The unfortunate result of all of this is that at the end of the day, this is a display of wasted potential. All of these female characters offer something far more interesting than being passive or simply good. While Sora and Riku are allowed to mess up and feel like real characters, Kairi and other women are not afforded this luxury. Kairi feels empty. She is given no space to explore her character which is a shame because there is a lot of great material being set up on Destiny Island.

When thinking about solutions to Kairi’s character, there are a few I’ve come up with that range from extreme to simple, small changes. On the extreme end of things, make Kairi the keybearer and Sora the damsel. Kairi bearing the key and exploring other worlds would be a great tool to unveil her past and give her more of a connection to the penultimate level, Hollow Bastion. This would also flip tropes and create a more interesting character. Sora is great, but if you want more than generic hero, this would be a welcomed change.

But perhaps you want something not so extreme. Fair enough. Let Kairi be awake during the game. Sure the rules of the universe seem to say that without a heart, a person can’t feel or experience memory. But rules can be changed, and if we are being honest, they aren’t well defined anyway. By allowing Kairi to be awake, she can have her own side story just like Riku. Once again, this side story could tell us more about where she came from and weave it into the narrative. She could still be captured, but at least this would allow her to fight back and do something.

I know there are those out there who say no, the story is fine as it is. These changes take things too far. Let’s work with that then. If Kairi must remain comatose throughout the game, then let Sora play more of a role in learning about where she comes from. Throughout the game, Sora has hints of Kairi’s past, seeing certain images that spark a recollection. But nothing happens beyond that. Sora should discover where Kairi comes from, and it should play a larger role in the overall story. When Kairi is awake, let this information be crucial to defeating Ansem besides an out of nowhere proclamation about a place never mentioned prior. Set Kairi up as an optional party member like the Disney characters in various worlds. Give her a weapon in the early game. Go on a mission with her. Allow her to do something.

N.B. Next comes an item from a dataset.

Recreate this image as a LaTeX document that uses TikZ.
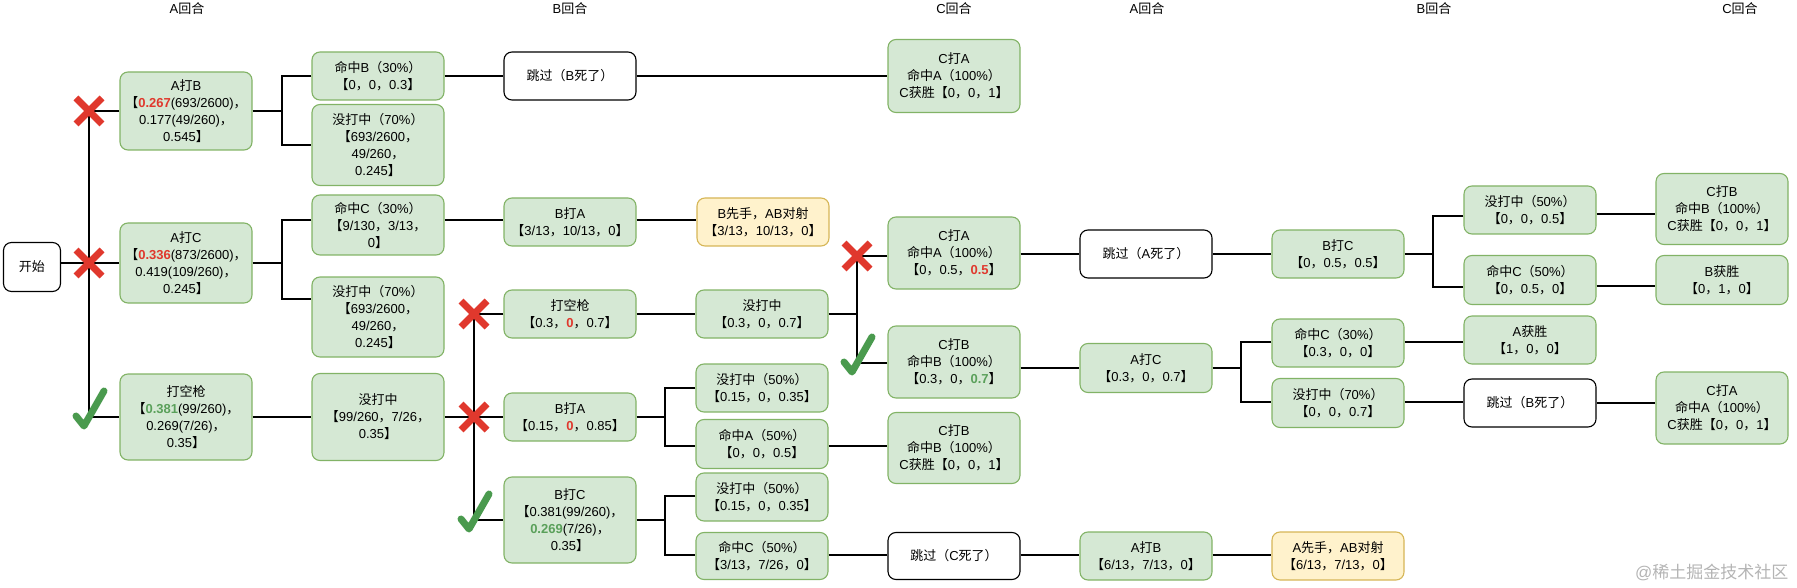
\documentclass[tikz,border=0pt]{standalone}
\usepackage{fontspec}
\setmainfont{Liberation Sans}
\newfontfamily\latinfont{Liberation Sans}
\newfontfamily\cjkfont{Noto Sans CJK SC}
\XeTeXinterchartokenstate=1
\newXeTeXintercharclass\CJKcls
\newcount\cjkcnt
\def\setcjkrange#1#2{\cjkcnt=#1\relax\loop\XeTeXcharclass\cjkcnt=\CJKcls\relax\ifnum\cjkcnt<#2\relax\advance\cjkcnt by 1\relax\repeat}
\setcjkrange{"3000}{"303F}
\setcjkrange{"4E00}{"9FFF}
\setcjkrange{"FF00}{"FFEF}
\XeTeXinterchartoks 0 \CJKcls = {\cjkfont}
\XeTeXinterchartoks 4095 \CJKcls = {\cjkfont}
\XeTeXinterchartoks \CJKcls 0 = {\latinfont}
\XeTeXinterchartoks \CJKcls 4095 = {\latinfont}
\definecolor{gfill}{HTML}{D5E8D4}
\definecolor{gline}{HTML}{82B366}
\definecolor{yfill}{HTML}{FFF2CC}
\definecolor{yline}{HTML}{D6B656}
\definecolor{xred}{HTML}{E0382D}
\definecolor{xgreen}{HTML}{4A9A4E}
\definecolor{tgreen}{HTML}{5AA05A}
\definecolor{wmgray}{HTML}{B4B4B4}
\newcommand\redb[1]{\textcolor{xred}{\bfseries #1}}
\newcommand\grnb[1]{\textcolor{tgreen}{\bfseries #1}}
\newcommand\drawX[1]{\draw[xred, line width=7pt] ([shift={(-13,-13)}]#1) -- ([shift={(13,13)}]#1) ([shift={(-13,13)}]#1) -- ([shift={(13,-13)}]#1);}
\newcommand\drawCheck[1]{\draw[xgreen, line width=7pt, line cap=round, line join=round] ([shift={(-13,-1)}]#1) -- ([shift={(-5,9)}]#1) -- ([shift={(15,-26)}]#1);}
\begin{document}
\begin{tikzpicture}[x=1pt, y=-1pt,
  every node/.style={font=\fontsize{13}{17}\selectfont},
  gbox/.style={draw=gline, fill=gfill, rounded corners=8pt, line width=1.1pt, minimum width=132pt, align=center, inner sep=2pt},
  ybox/.style={gbox, draw=yline, fill=yfill},
  wbox/.style={gbox, draw=black, fill=white},
  conn/.style={line width=2.2pt, black}]
\useasboundingbox (0,0) rectangle (1797,588);

% headers
\node (h1) at (187,9) {A回合};
\node (h2) at (570,9) {B回合};
\node (h3) at (954,9) {C回合};
\node (h4) at (1147,9) {A回合};
\node (h5) at (1434,9) {B回合};
\node (h6) at (1740,9) {C回合};

% start
\node[wbox, minimum width=57pt, minimum height=49pt] (start) at (32,267) {开始};

% column 1
\node[gbox, minimum height=78pt] (n1) at (186,111) {A打B\\【\redb{0.267}(693/2600)，\\0.177(49/260)，\\0.545】};
\node[gbox, minimum height=80pt] (n2) at (186,263) {A打C\\【\redb{0.336}(873/2600)，\\0.419(109/260)，\\0.245】};
\node[gbox, minimum height=86pt] (n3) at (186,417) {打空枪\\【\grnb{0.381}(99/260)，\\0.269(7/26)，\\0.35】};

% column 2
\node[gbox, minimum height=48pt] (n4) at (378,76) {命中B（30\%）\\【0，0，0.3】};
\node[gbox, minimum height=81pt] (n5) at (378,145) {没打中（70\%）\\【693/2600，\\49/260，\\0.245】};
\node[gbox, minimum height=60pt] (n6) at (378,225) {命中C（30\%）\\【9/130，3/13，\\0】};
\node[gbox, minimum height=80pt] (n7) at (378,317) {没打中（70\%）\\【693/2600，\\49/260，\\0.245】};
\node[gbox, minimum height=87pt] (n8) at (378,417) {没打中\\【99/260，7/26，\\0.35】};

% column 3
\node[wbox, minimum height=48pt] (n9) at (570,76) {跳过（B死了）};
\node[gbox, minimum height=48pt] (n10) at (570,222) {B打A\\【3/13，10/13，0】};
\node[gbox, minimum height=48pt] (n11) at (570,314) {打空枪\\【0.3，\redb{0}，0.7】};
\node[gbox, minimum height=48pt] (n12) at (570,417) {B打A\\【0.15，\redb{0}，0.85】};
\node[gbox, minimum height=86pt] (n13) at (570,520) {B打C\\【0.381(99/260)，\\\grnb{0.269}(7/26)，\\0.35】};

% column 4
\node[ybox, minimum height=48pt] (n14) at (763,222) {B先手，AB对射\\【3/13，10/13，0】};
\node[gbox, minimum height=48pt] (n15) at (762,314) {没打中\\【0.3，0，0.7】};
\node[gbox, minimum height=48pt] (n16) at (762,388) {没打中（50\%）\\【0.15，0，0.35】};
\node[gbox, minimum height=49pt] (n17) at (762,444) {命中A（50\%）\\【0，0，0.5】};
\node[gbox, minimum height=48pt] (n18) at (762,497) {没打中（50\%）\\【0.15，0，0.35】};
\node[gbox, minimum height=47pt] (n19) at (762,556) {命中C（50\%）\\【3/13，7/26，0】};

% column 5
\node[gbox, minimum height=73pt] (n20) at (954,76) {C打A\\命中A（100\%）\\C获胜【0，0，1】};
\node[gbox, minimum height=72pt] (n22) at (954,253) {C打A\\命中A（100\%）\\【0，0.5，\redb{0.5}】};
\node[gbox, minimum height=72pt] (n23) at (954,362) {C打B\\命中B（100\%）\\【0.3，0，\grnb{0.7}】};
\node[gbox, minimum height=71pt] (n21) at (954,448) {C打B\\命中B（100\%）\\C获胜【0，0，1】};
\node[wbox, minimum height=47pt] (n24) at (954,556) {跳过（C死了）};

% column 6
\node[wbox, minimum height=48pt] (n25) at (1146,254) {跳过（A死了）};
\node[gbox, minimum height=49pt] (n26) at (1146,368) {A打C\\【0.3，0，0.7】};
\node[gbox, minimum height=48pt] (n27) at (1146,556) {A打B\\【6/13，7/13，0】};

% column 7
\node[gbox, minimum height=48pt] (n28) at (1338,254) {B打C\\【0，0.5，0.5】};
\node[gbox, minimum height=48pt] (n29) at (1338,343) {命中C（30\%）\\【0.3，0，0】};
\node[gbox, minimum height=49pt] (n30) at (1338,403) {没打中（70\%）\\【0，0，0.7】};
\node[ybox, minimum height=48pt] (n31) at (1338,556) {A先手，AB对射\\【6/13，7/13，0】};

% column 8
\node[gbox, minimum height=48pt] (n32) at (1530,210) {没打中（50\%）\\【0，0，0.5】};
\node[gbox, minimum height=49pt] (n33) at (1530,280) {命中C（50\%）\\【0，0.5，0】};
\node[gbox, minimum height=48pt] (n34) at (1530,340) {A获胜\\【1，0，0】};
\node[wbox, minimum height=48pt] (n35) at (1530,403) {跳过（B死了）};

% column 9
\node[gbox, minimum height=71pt] (n36) at (1722,209) {C打B\\命中B（100\%）\\C获胜【0，0，1】};
\node[gbox, minimum height=49pt] (n37) at (1722,280) {B获胜\\【0，1，0】};
\node[gbox, minimum height=72pt] (n38) at (1722,408) {C打A\\命中A（100\%）\\C获胜【0，0，1】};

% watermark
\node[text=wmgray, font=\fontsize{17}{20}\selectfont, anchor=east] (wm) at (1792,572) {@稀土掘金技术社区};

% junction coordinates
\coordinate (ta) at (89,111);
\coordinate (tb) at (89,263);
\coordinate (tc) at (89,417);
\coordinate (ja) at (282,111);
\coordinate (ja1) at (282,76);
\coordinate (ja2) at (282,145);
\coordinate (jb) at (282,263);
\coordinate (jb1) at (282,220);
\coordinate (jb2) at (282,299);
\coordinate (sa) at (474,314);
\coordinate (sb) at (474,417);
\coordinate (sc) at (474,520);
\coordinate (ua) at (857,256);
\coordinate (ub) at (857,314);
\coordinate (uc) at (857,363);
\coordinate (jc) at (665,417);
\coordinate (jc1) at (665,388);
\coordinate (jc2) at (665,446);
\coordinate (jd) at (665,520);
\coordinate (jd1) at (665,496);
\coordinate (jd2) at (665,555);
\coordinate (je) at (1241,368);
\coordinate (je1) at (1241,342);
\coordinate (je2) at (1241,402);
\coordinate (jg) at (1433,254);
\coordinate (jg1) at (1433,216);
\coordinate (jg2) at (1433,287);
\coordinate (kh) at (1626,214);
\coordinate (ki) at (1626,286);

% connectors
\draw[conn] (start.east |- tb) -- (tb -| n2.west);
\draw[conn] (ta -| n1.west) -- (ta) -- (tc) -- (tc -| n3.west);
\draw[conn] (n1.east) -- (ja);
\draw[conn] (ja1 -| n4.west) -- (ja1) -- (ja2) -- (ja2 -| n5.west);
\draw[conn] (n2.east) -- (jb);
\draw[conn] (jb1 -| n6.west) -- (jb1) -- (jb2) -- (jb2 -| n7.west);
\draw[conn] (n3.east) -- (n8.west);
\draw[conn] (n4.east) -- (n9.west);
\draw[conn] (n9.east) -- (n20.west);
\draw[conn] (jb1 -| n6.east) -- (jb1 -| n10.west);
\draw[conn] (jb1 -| n10.east) -- (jb1 -| n14.west);
\draw[conn] (n8.east) -- (sb);
\draw[conn] (sa -| n11.west) -- (sa) -- (sc) -- (sc -| n13.west);
\draw[conn] (sb) -- (n12.west);
\draw[conn] (n11.east) -- (n15.west);
\draw[conn] (n15.east) -- (ub);
\draw[conn] (ua -| n22.west) -- (ua) -- (uc) -- (uc -| n23.west);
\draw[conn] (n12.east) -- (jc);
\draw[conn] (jc1 -| n16.west) -- (jc1) -- (jc2) -- (jc2 -| n17.west);
\draw[conn] (jc2 -| n17.east) -- (jc2 -| n21.west);
\draw[conn] (n13.east) -- (jd);
\draw[conn] (jd1 -| n18.west) -- (jd1) -- (jd2) -- (jd2 -| n19.west);
\draw[conn] (jd2 -| n19.east) -- (jd2 -| n24.west);
\draw[conn] (jd2 -| n24.east) -- (jd2 -| n27.west);
\draw[conn] (jd2 -| n27.east) -- (jd2 -| n31.west);
\draw[conn] (n22.east |- n25.west) -- (n25.west);
\draw[conn] (n25.east) -- (n28.west);
\draw[conn] (n23.east |- n26.west) -- (n26.west);
\draw[conn] (n26.east) -- (je);
\draw[conn] (je1 -| n29.west) -- (je1) -- (je2) -- (je2 -| n30.west);
\draw[conn] (je1 -| n29.east) -- (je1 -| n34.west);
\draw[conn] (je2 -| n30.east) -- (je2 -| n35.west);
\draw[conn] (n35.east) -- (n35.east -| n38.west);
\draw[conn] (n28.east) -- (jg);
\draw[conn] (jg1 -| n32.west) -- (jg1) -- (jg2) -- (jg2 -| n33.west);
\draw[conn] (kh -| n32.east) -- (kh -| n36.west);
\draw[conn] (ki -| n33.east) -- (ki -| n37.west);

% marks
\drawX{ta}
\drawX{tb}
\drawCheck{tc}
\drawX{sa}
\drawX{sb}
\drawCheck{sc}
\drawX{ua}
\drawCheck{uc}
\end{tikzpicture}
\end{document}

As a teenager first playing this game, I disliked Kairi very much. I did not have the language to explain why I felt this way, only that I knew she seemed uninteresting and she didn’t really matter that much. She is a macguffin. Replace her with anyone and the same story will play out. But I have come to realize that my frustration with Kairi is not her character but rather the developer’s inability to do something interesting with her character. The pieces are there but nothing comes of it.

What is even more aggravating is that this is not something new. Women have a history of being objects to further male story-lines. Whether they are rewards or side-kicks, many boil down to simple plot devices without any real thought put into who they are as people. They exist to play a role and when that role is filled, they sit quietly in the background.

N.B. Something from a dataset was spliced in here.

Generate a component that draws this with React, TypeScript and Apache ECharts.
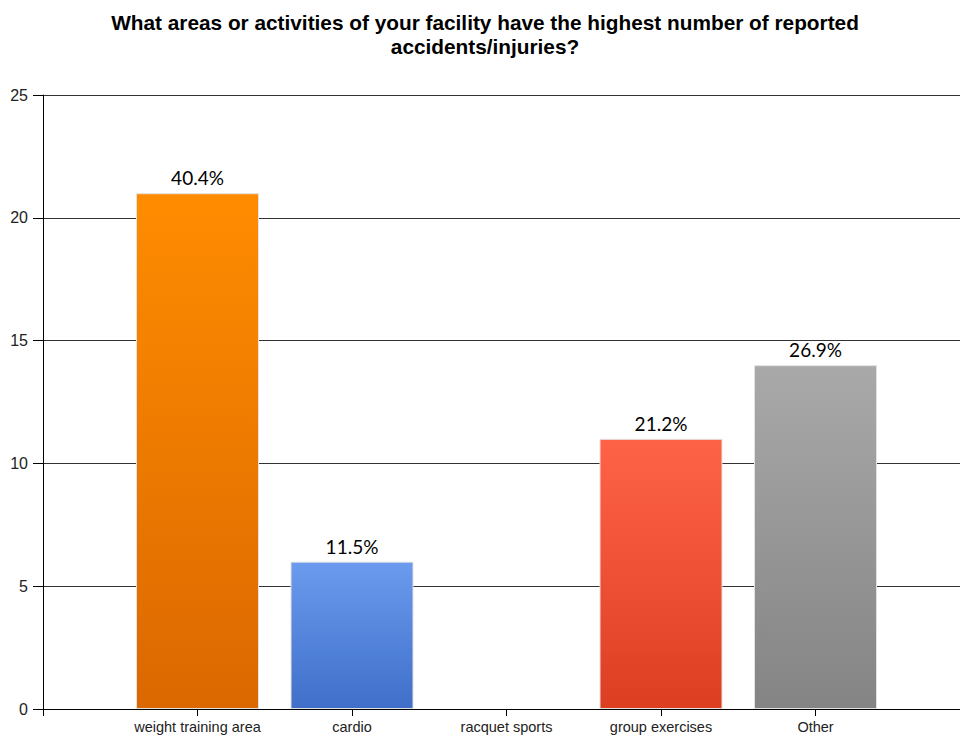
import React, { useEffect, useRef } from "react";
import * as echarts from "echarts";

const titleText =
  "What areas or activities of your facility have the highest number of reported\naccidents/injuries?";
const categories = ["", "weight training area", "cardio", "racquet sports", "group exercises", "Other", ""];
const counts = [null, 21, 6, 0, 11, 14, null];
const percentLabels = ["", "40.4%", "11.5%", "", "21.2%", "26.9%", ""];
const topColors = ["", "#FF8C00", "#6A9BEE", "#8F8F8F", "#FF6347", "#A9A9A9", ""];
const bottomColors = ["", "#DB6800", "#3F6FC9", "#707070", "#DC3E22", "#848484", ""];
const yTicks = [0, 5, 10, 15, 20, 25];

export default function App() {
  const ref = useRef<HTMLDivElement>(null);
  useEffect(() => {
    if (!ref.current) return;
    const chart = echarts.init(ref.current, null, { renderer: "svg" });
    const data = counts.map((v, i) =>
      v === null
        ? null
        : {
            value: v,
            itemStyle: {
              color: new echarts.graphic.LinearGradient(0, 0, 0, 1, [
                { offset: 0, color: topColors[i] },
                { offset: 1, color: bottomColors[i] },
              ]),
              borderWidth: v === 0 ? 0 : 1,
            },
            label: { show: percentLabels[i] !== "", formatter: percentLabels[i] },
          }
    );
    chart.setOption({
      animation: false,
      backgroundColor: "#ffffff",
      title: {
        text: titleText,
        left: 480,
        textAlign: "center",
        top: 5,
        textStyle: {
          fontFamily: "Liberation Sans, Arial, sans-serif",
          fontWeight: "bold",
          fontSize: 20.8,
          lineHeight: 24,
          color: "#000",
        },
      },
      grid: { left: 43, top: 95, height: 614, width: 927, containLabel: false },
      xAxis: {
        type: "category",
        data: categories,
        boundaryGap: false,
        axisLine: { show: true, lineStyle: { color: "#000", width: 1 } },
        axisTick: {
          show: true,
          length: 7,
          lineStyle: { color: "#000" },
          interval: (idx: number) => idx < categories.length - 1,
        },
        axisLabel: {
          interval: 0,
          margin: 10,
          fontFamily: "Liberation Sans, Arial, sans-serif",
          fontSize: 14.5,
          color: "#222",
        },
        splitLine: { show: false },
      },
      yAxis: {
        type: "value",
        min: yTicks[0],
        max: yTicks[yTicks.length - 1],
        interval: 5,
        axisLine: { show: true, lineStyle: { color: "#000", width: 1 } },
        axisTick: { show: true, length: 10, lineStyle: { color: "#000" } },
        axisLabel: {
          margin: 15,
          fontFamily: "Liberation Sans, Arial, sans-serif",
          fontSize: 16,
          color: "#222",
        },
        splitLine: { show: true, lineStyle: { color: "#333", width: 1 } },
      },
      series: [
        {
          type: "bar",
          data,
          barWidth: 123,
          itemStyle: { borderColor: "#e2e2e2", borderWidth: 1 },
          label: {
            show: true,
            position: "top",
            distance: 6,
            fontFamily: "Lato, sans-serif",
            fontSize: 19,
            color: "#000",
          },
        },
      ],
    });
    return () => chart.dispose();
  }, []);
  return (
    <div style={{ position: "absolute", left: 0, top: 0, width: 960, height: 737, overflow: "hidden" }}>
      <div ref={ref} style={{ width: 990, height: 737 }} />
    </div>
  );
}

This explains my biggest issue with Kairi. While Riku and Sora have definitive character traits and arcs, Kairi is just the girl. Look, they say, there is a girl character to balance the boys but instead becomes the object of heteronormative competition and plot contrivances. Kingdom Hearts 1 is a fantastic game. My opinion on this won’t change anytime soon. The fact is that when our female characters are denied complexity and are boiled down to objects, it feels as if that is all women can ever be. Kairi should not just be the token girl. She has the potential to be so much more.


  1. Square Enix. Kingdom Hearts Final Mix. Square Enix. PS2/PS3/PS4/XBox One/Windows/Nintendo Switch. 2002.